For a detailed information on safe guarding private keys, refer to the Code Signing Best Practices.

Using Cross-certificates with kernel mode code signing

Kernel mode code signing uses cross-certificates as part of the code signing process. A cross-certificate is an X.509 certificate issued by one Certificate Authority (CA) that signs the public key for the root certificate of another Certificate Authority. The Windows Vista operating system loader and kernel recognize cross-certificates in verifying driver signatures. The cross-certificates allow the kernel to have a single trusted Microsoft root authority, but also provide the flexibility to extend the chain of trust to multiple commercial CAs that issue Software Publisher Certificates.

Cross-certificates enable developers and publishers to use Software Publisher Certificates to sign kernel mode software. Developers who use Kernel Mode Code Signing, will download the correct cross-certificate (.cer) file to the system where the digital signature operation is performed. Publishers do not need to distribute the cross-certificate file with their software or driver package.
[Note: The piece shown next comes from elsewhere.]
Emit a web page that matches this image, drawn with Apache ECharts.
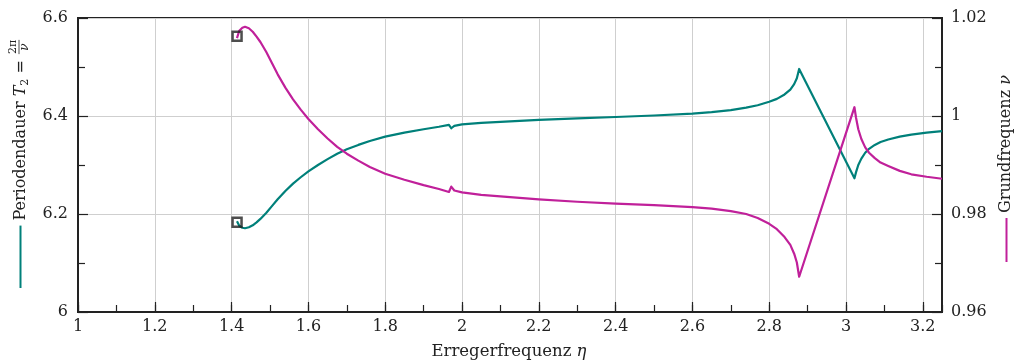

The cross-certificate will be included with the digital signature on the driver image file or driver package catalog. Users who install the driver package will not have to do any configuration steps for Windows Vista to verify the digital signature that includes a cross-certificate.

Important   The SignTool in the Windows Vista Beta2 WDK is the only version of SignTool that currently supports adding cross-certificates to a digital signature. Previous versions of SignTool in the Windows Server 2003 Platform SDK or DDK do not support adding cross-certificates.

Cross-certificates for multiple CAs to use for kernel mode code signing are available for download from the Microsoft WHDC website. For more information, see Microsoft Cross-certificates for Windows Vista Kernel Mode Code Signing in the Resources at the end of this paper.

Details on how to add the cross-certificate to the digital signature is described in sections How to Sign a .cat File and Adding an Embedded Signature to a Driver Image File.

Generating test certificates

Test certificates are used in place of SPCs for test signing kernel mode software modules that are not for distribution or release outside your organization. Test signing is applying a digital signature to kernel mode binaries or driver package catalogs used for internal testing purposes. Test signing is discussed in more detail in the section How to use Test Signing later in this document. When using a test certificate for kernel mode code signing, a cross-certificate is not required.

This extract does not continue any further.